Pierre Gassendi was a French Catholic priest, astronomer, and philosopher whose life’s work was the rehabilitation of Epicurus — and whose place in the history of esotericism is that of its most careful early opponent. Born in Provence in 1592, he held a canonry at Digne and later a chair of mathematics in Paris, moving in the circle of correspondents around the friar Marin Mersenne that also included Descartes, Hobbes, and Galileo’s defenders. He observed a transit of Mercury, corresponded across Europe, and spent decades reconstructing the atomism of Epicurus and Lucretius into a system a Christian could hold.
That reconstruction is the heart of his thought. Where the schools taught a world of Aristotelian forms and qualities, Gassendi proposed a universe of indivisible particles moving in void — but particles created and set in motion by God, and a human soul whose rational part God adds from outside the material order. He meant the revival to be safe: the cheerful materialism of the ancient Garden, baptized. His larger temper was a measured skepticism. He doubted that the mind could reach the inner essences of things at all, and held that knowledge runs only as far as careful observation and the cautious inference it licenses.
It is this temper that set him against the Hermetic and Paracelsian current then at its height. In 1630 he published the Examen philosophiae Roberti Fluddi, a point-by-point attack on the English physician Robert Fludd, whose vast cosmology read the universe as a living book of correspondences — the same fire above and below, the body of man mirroring the body of the world, scripture and alchemy and the music of the spheres folded into one harmony descended from Hermes Trismegistus. Gassendi’s objection was not that the vision was impious, though he raised that charge too; it was that it was empty. The correspondences, he argued, could be asserted but never tested: a system that explained everything by likeness predicted nothing in particular, and dissolved on contact into metaphor. Fludd replied in kind, and the exchange became one of the sharper seventeenth-century collisions between the magical conception of nature and the emerging mechanical one.

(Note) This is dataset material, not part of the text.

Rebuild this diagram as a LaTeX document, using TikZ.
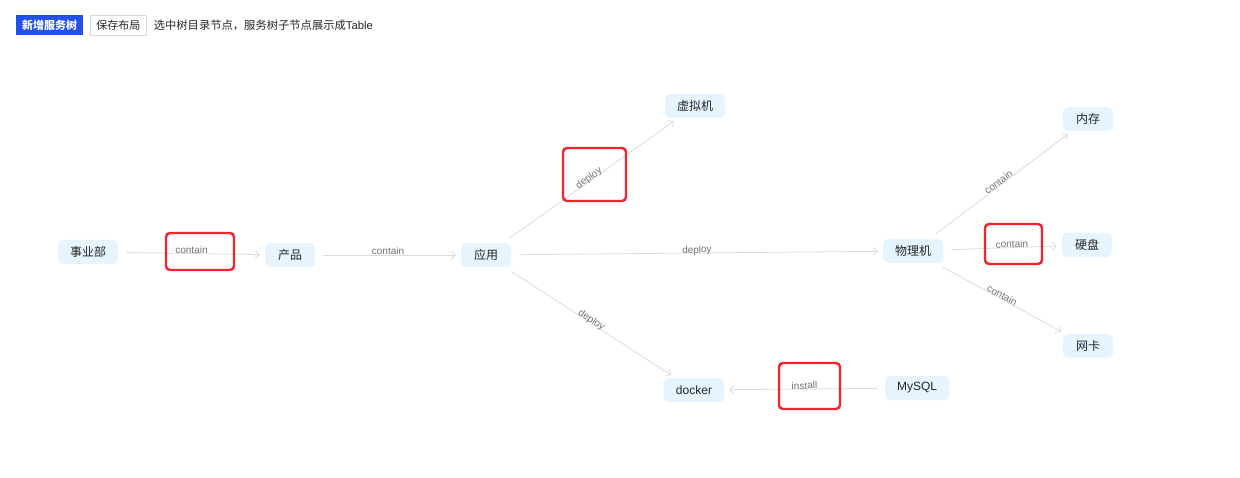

Scholarship reads Gassendi as a transitional figure — neither the last Renaissance polymath nor quite the first modern, but a man working the seam between them, his atomism feeding directly into Boyle and Newton while his theology kept one foot in an older world. His quarrel with Fludd is often taken as a marker of a wider turn: the moment a learned and devout reader could dismiss the Hermetic synthesis not as forbidden but as unprovable. The judgment was not universally shared, and the current he attacked outlived him by centuries. What he changed was the kind of question that could be put to it.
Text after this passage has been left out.